Enfim: uma ditadura pessoal servida por uma polícia política implacável para com qualquer tipo de oposição.
Vários nomes pode haver (e não é mera questão semântica!) para um tal regime, numa escala gradativa que vai do autoritarismo anti-parlamentar e anti-liberal, ao totalitarismo ou ao fascismo. É assunto que tem feito correr muita tinta, e que remeto para os historiadores mais ou menos oficiais…
Aliás, a ruptura com o regime republicano é claramente assumida pelo próprio salazarismo (outro nome possível…). A auto-designação de Estado Novo, criada por razões ideológicas e propagandísticas pretendia assinalar a entrada numa nova era aberta pela chamada ‘revolução Nacional’ de 28 de Maio de 1926.
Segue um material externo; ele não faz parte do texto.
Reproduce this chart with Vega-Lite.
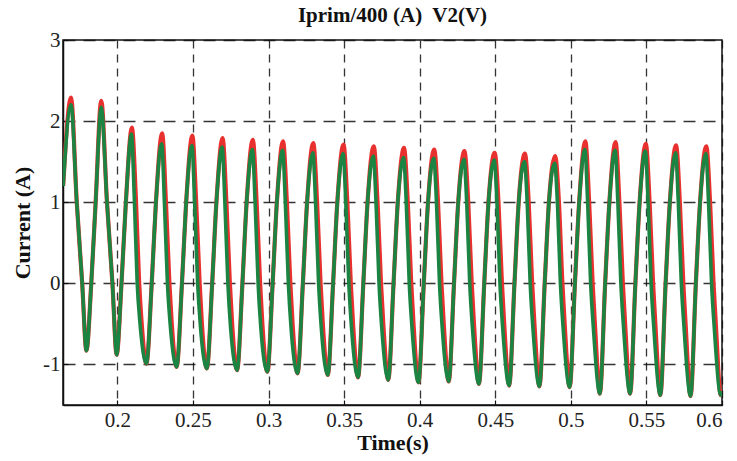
{
  "$schema": "https://vega.github.io/schema/vega-lite/v6.json",
  "width": 659,
  "height": 365,
  "autosize": {"type": "none"},
  "padding": {"left": 63, "top": 40, "right": 15, "bottom": 56},
  "background": "white",
  "title": {"text": "Iprim/400 (A)\u00a0 V2(V)", "font": "Liberation Serif", "fontSize": 21, "fontWeight": "bold", "color": "#111", "offset": 3},
  "config": {
    "view": {"stroke": "#111", "strokeWidth": 1.5},
    "axis": {
      "domainColor": "#111", "domainWidth": 1.5,
      "tickColor": "#111", "tickSize": -5, "tickWidth": 1.2,
      "grid": true, "gridColor": "#111", "gridOpacity": 0.85, "gridWidth": 1.3,
      "labelFont": "Liberation Serif", "labelFontSize": 21, "labelColor": "#222",
      "titleFont": "Liberation Serif", "titleFontSize": 22, "titleFontWeight": "bold", "titleColor": "#111"
    }
  },
  "datasets": {
    "red": [
      {"t":0.1641,"v":1.2},
      {"t":0.1693,"v":2.29},{"t":0.1731,"v":1.0},{"t":0.1767,"v":0},{"t":0.1795,"v":-0.83},{"t":0.1827,"v":0},{"t":0.1856,"v":1},
      {"t":0.1893,"v":2.25},{"t":0.1931,"v":1.0},{"t":0.1967,"v":0},{"t":0.1995,"v":-0.88},{"t":0.2027,"v":0},{"t":0.2056,"v":1},
      {"t":0.2096,"v":1.92},{"t":0.2121,"v":1.1},{"t":0.2144,"v":0},{"t":0.2159,"v":-0.45},{"t":0.2192,"v":-0.99},{"t":0.2227,"v":0},{"t":0.2255,"v":1},
      {"t":0.2296,"v":1.85},{"t":0.2321,"v":1},{"t":0.2344,"v":0},{"t":0.2359,"v":-0.48},{"t":0.2392,"v":-1.03},{"t":0.2427,"v":0},{"t":0.2455,"v":1},
      {"t":0.2496,"v":1.82},{"t":0.2521,"v":1},{"t":0.2544,"v":0},{"t":0.2559,"v":-0.5},{"t":0.2592,"v":-1.05},{"t":0.2627,"v":0},{"t":0.2655,"v":1},
      {"t":0.2696,"v":1.79},{"t":0.2721,"v":1},{"t":0.2744,"v":0},{"t":0.2759,"v":-0.5},{"t":0.2792,"v":-1.07},{"t":0.2827,"v":0},{"t":0.2855,"v":1},
      {"t":0.2896,"v":1.77},{"t":0.2921,"v":1},{"t":0.2944,"v":0},{"t":0.2959,"v":-0.5},{"t":0.2992,"v":-1.09},{"t":0.3027,"v":0},{"t":0.3055,"v":1},
      {"t":0.3096,"v":1.75},{"t":0.3121,"v":1},{"t":0.3144,"v":0},{"t":0.3159,"v":-0.5},{"t":0.3192,"v":-1.11},{"t":0.3227,"v":0},{"t":0.3255,"v":1},
      {"t":0.3296,"v":1.73},{"t":0.3321,"v":1},{"t":0.3344,"v":0},{"t":0.3359,"v":-0.5},{"t":0.3392,"v":-1.13},{"t":0.3427,"v":0},{"t":0.3455,"v":1},
      {"t":0.3496,"v":1.71},{"t":0.3521,"v":1},{"t":0.3544,"v":0},{"t":0.3559,"v":-0.5},{"t":0.3592,"v":-1.16},{"t":0.3627,"v":0},{"t":0.3655,"v":1},
      {"t":0.3696,"v":1.69},{"t":0.3721,"v":1},{"t":0.3744,"v":0},{"t":0.3759,"v":-0.5},{"t":0.3792,"v":-1.19},{"t":0.3827,"v":0},{"t":0.3855,"v":1},
      {"t":0.3896,"v":1.67},{"t":0.3921,"v":1},{"t":0.3944,"v":0},{"t":0.3959,"v":-0.5},{"t":0.3992,"v":-1.22},{"t":0.4027,"v":0},{"t":0.4055,"v":1},
      {"t":0.4096,"v":1.65},{"t":0.4121,"v":1},{"t":0.4144,"v":0},{"t":0.4159,"v":-0.5},{"t":0.4192,"v":-1.21},{"t":0.4227,"v":0},{"t":0.4255,"v":1},
      {"t":0.4296,"v":1.63},{"t":0.4321,"v":1},{"t":0.4344,"v":0},{"t":0.4359,"v":-0.5},{"t":0.4392,"v":-1.24},{"t":0.4427,"v":0},{"t":0.4455,"v":1},
      {"t":0.4496,"v":1.61},{"t":0.4521,"v":1},{"t":0.4544,"v":0},{"t":0.4559,"v":-0.5},{"t":0.4592,"v":-1.26},{"t":0.4627,"v":0},{"t":0.4655,"v":1},
      {"t":0.4696,"v":1.6},{"t":0.4721,"v":1},{"t":0.4744,"v":0},{"t":0.4759,"v":-0.5},{"t":0.4792,"v":-1.27},{"t":0.4827,"v":0},{"t":0.4855,"v":1},
      {"t":0.4896,"v":1.57},{"t":0.4921,"v":1},{"t":0.4944,"v":0},{"t":0.4959,"v":-0.5},{"t":0.4992,"v":-1.28},{"t":0.5027,"v":0},{"t":0.5055,"v":1},
      {"t":0.5096,"v":1.75},{"t":0.5121,"v":1},{"t":0.5144,"v":0},{"t":0.5159,"v":-0.5},{"t":0.5192,"v":-1.36},{"t":0.5227,"v":0},{"t":0.5255,"v":1},
      {"t":0.5296,"v":1.74},{"t":0.5321,"v":1},{"t":0.5344,"v":0},{"t":0.5359,"v":-0.5},{"t":0.5392,"v":-1.36},{"t":0.5427,"v":0},{"t":0.5455,"v":1},
      {"t":0.5496,"v":1.72},{"t":0.5521,"v":1},{"t":0.5544,"v":0},{"t":0.5559,"v":-0.5},{"t":0.5592,"v":-1.38},{"t":0.5627,"v":0},{"t":0.5655,"v":1},
      {"t":0.5696,"v":1.7},{"t":0.5721,"v":1},{"t":0.5744,"v":0},{"t":0.5759,"v":-0.5},{"t":0.5792,"v":-1.39},{"t":0.5827,"v":0},{"t":0.5855,"v":1},
      {"t":0.5896,"v":1.69},{"t":0.5921,"v":1},{"t":0.5944,"v":0},{"t":0.5959,"v":-0.5},{"t":0.5992,"v":-1.38},{"t":0.6,"v":-1.33}
    ],
    "green": [
      {"t":0.1641,"v":1.2},
      {"t":0.1693,"v":2.2},{"t":0.1731,"v":1.0},{"t":0.1767,"v":0},{"t":0.1795,"v":-0.83},{"t":0.1827,"v":0},{"t":0.1856,"v":1},
      {"t":0.1893,"v":2.17},{"t":0.1931,"v":1.0},{"t":0.1967,"v":0},{"t":0.1995,"v":-0.88},{"t":0.2027,"v":0},{"t":0.2056,"v":1},
      {"t":0.2093,"v":1.84},{"t":0.2111,"v":1.1},{"t":0.2131,"v":0},{"t":0.2149,"v":-0.48},{"t":0.2192,"v":-0.99},{"t":0.2227,"v":0},{"t":0.2255,"v":1},
      {"t":0.2293,"v":1.72},{"t":0.2311,"v":1},{"t":0.2331,"v":0},{"t":0.2349,"v":-0.5},{"t":0.2392,"v":-1.03},{"t":0.2427,"v":0},{"t":0.2455,"v":1},
      {"t":0.2493,"v":1.7},{"t":0.2511,"v":1},{"t":0.2531,"v":0},{"t":0.2549,"v":-0.52},{"t":0.2592,"v":-1.05},{"t":0.2627,"v":0},{"t":0.2655,"v":1},
      {"t":0.2693,"v":1.68},{"t":0.2711,"v":1},{"t":0.2731,"v":0},{"t":0.2749,"v":-0.55},{"t":0.2792,"v":-1.07},{"t":0.2827,"v":0},{"t":0.2855,"v":1},
      {"t":0.2893,"v":1.65},{"t":0.2911,"v":1},{"t":0.2931,"v":0},{"t":0.2949,"v":-0.55},{"t":0.2992,"v":-1.09},{"t":0.3027,"v":0},{"t":0.3055,"v":1},
      {"t":0.3093,"v":1.64},{"t":0.3111,"v":1},{"t":0.3131,"v":0},{"t":0.3149,"v":-0.55},{"t":0.3192,"v":-1.11},{"t":0.3227,"v":0},{"t":0.3255,"v":1},
      {"t":0.3293,"v":1.61},{"t":0.3311,"v":1},{"t":0.3331,"v":0},{"t":0.3349,"v":-0.55},{"t":0.3392,"v":-1.13},{"t":0.3427,"v":0},{"t":0.3455,"v":1},
      {"t":0.3493,"v":1.6},{"t":0.3511,"v":1},{"t":0.3531,"v":0},{"t":0.3549,"v":-0.55},{"t":0.3592,"v":-1.16},{"t":0.3627,"v":0},{"t":0.3655,"v":1},
      {"t":0.3693,"v":1.57},{"t":0.3711,"v":1},{"t":0.3731,"v":0},{"t":0.3749,"v":-0.55},{"t":0.3792,"v":-1.19},{"t":0.3827,"v":0},{"t":0.3855,"v":1},
      {"t":0.3893,"v":1.55},{"t":0.3911,"v":1},{"t":0.3931,"v":0},{"t":0.3949,"v":-0.55},{"t":0.3992,"v":-1.22},{"t":0.4027,"v":0},{"t":0.4055,"v":1},
      {"t":0.4093,"v":1.54},{"t":0.4111,"v":1},{"t":0.4131,"v":0},{"t":0.4149,"v":-0.55},{"t":0.4192,"v":-1.21},{"t":0.4227,"v":0},{"t":0.4255,"v":1},
      {"t":0.4293,"v":1.53},{"t":0.4311,"v":1},{"t":0.4331,"v":0},{"t":0.4349,"v":-0.55},{"t":0.4392,"v":-1.24},{"t":0.4427,"v":0},{"t":0.4455,"v":1},
      {"t":0.4493,"v":1.52},{"t":0.4511,"v":1},{"t":0.4531,"v":0},{"t":0.4549,"v":-0.55},{"t":0.4592,"v":-1.26},{"t":0.4627,"v":0},{"t":0.4655,"v":1},
      {"t":0.4693,"v":1.5},{"t":0.4711,"v":1},{"t":0.4731,"v":0},{"t":0.4749,"v":-0.55},{"t":0.4792,"v":-1.27},{"t":0.4827,"v":0},{"t":0.4855,"v":1},
      {"t":0.4893,"v":1.48},{"t":0.4911,"v":1},{"t":0.4931,"v":0},{"t":0.4949,"v":-0.55},{"t":0.4992,"v":-1.28},{"t":0.5027,"v":0},{"t":0.5055,"v":1},
      {"t":0.5093,"v":1.65},{"t":0.5111,"v":1},{"t":0.5131,"v":0},{"t":0.5149,"v":-0.55},{"t":0.5192,"v":-1.36},{"t":0.5227,"v":0},{"t":0.5255,"v":1},
      {"t":0.5293,"v":1.64},{"t":0.5311,"v":1},{"t":0.5331,"v":0},{"t":0.5349,"v":-0.55},{"t":0.5392,"v":-1.36},{"t":0.5427,"v":0},{"t":0.5455,"v":1},
      {"t":0.5493,"v":1.63},{"t":0.5511,"v":1},{"t":0.5531,"v":0},{"t":0.5549,"v":-0.55},{"t":0.5592,"v":-1.38},{"t":0.5627,"v":0},{"t":0.5655,"v":1},
      {"t":0.5693,"v":1.61},{"t":0.5711,"v":1},{"t":0.5731,"v":0},{"t":0.5749,"v":-0.55},{"t":0.5792,"v":-1.39},{"t":0.5827,"v":0},{"t":0.5855,"v":1},
      {"t":0.5893,"v":1.6},{"t":0.5911,"v":1},{"t":0.5931,"v":0},{"t":0.5949,"v":-0.55},{"t":0.5992,"v":-1.38},{"t":0.6,"v":-1.33}
    ]
  },
  "encoding": {
    "x": {"field": "t", "type": "quantitative",
      "scale": {"domain": [0.164, 0.6], "nice": false, "zero": false},
      "axis": {"title": "Time(s)", "values": [0.2,0.25,0.3,0.35,0.4,0.45,0.5,0.55,0.6], "format": ".2~f", "gridDash": [8,6], "labelPadding": 9, "titlePadding": 2}},
    "y": {"field": "v", "type": "quantitative",
      "scale": {"domain": [-1.5, 3], "nice": false, "zero": false},
      "axis": {"title": "Current (A)", "values": [-1,0,1,2,3], "labelExpr": "'' + datum.value", "gridDash": [12,8], "labelPadding": 8, "titlePadding": 8}}
  },
  "layer": [
    {"data": {"name": "red"}, "mark": {"type": "line", "color": "#e8312e", "strokeWidth": 4.2, "interpolate": "monotone", "clip": true}},
    {"data": {"name": "green"}, "mark": {"type": "line", "color": "#1b8443", "strokeWidth": 3.6, "interpolate": "monotone", "clip": true}}
  ]
}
Embora haja quem chame ao Estado Novo de Salazar e ao Estado Social de Marcelo Caetano II República, nem os próprios adoptaram a designação. É que eles sabiam que o regime que criaram, apesar do hino, da bandeira e de tantos outros símbolos (tantas vezes meramente instrumentais) nada tinha a ver com um regime republicano, livre, democrático, pluripartidário. Este só se recuperou em 25 de Abril de 1974, em muitos aspectos herdeiro e continuador do projecto republicano de 1910. É esta a história que conheço, e na qual me fundamento para chamar ao regime iniciado em 1974 II República.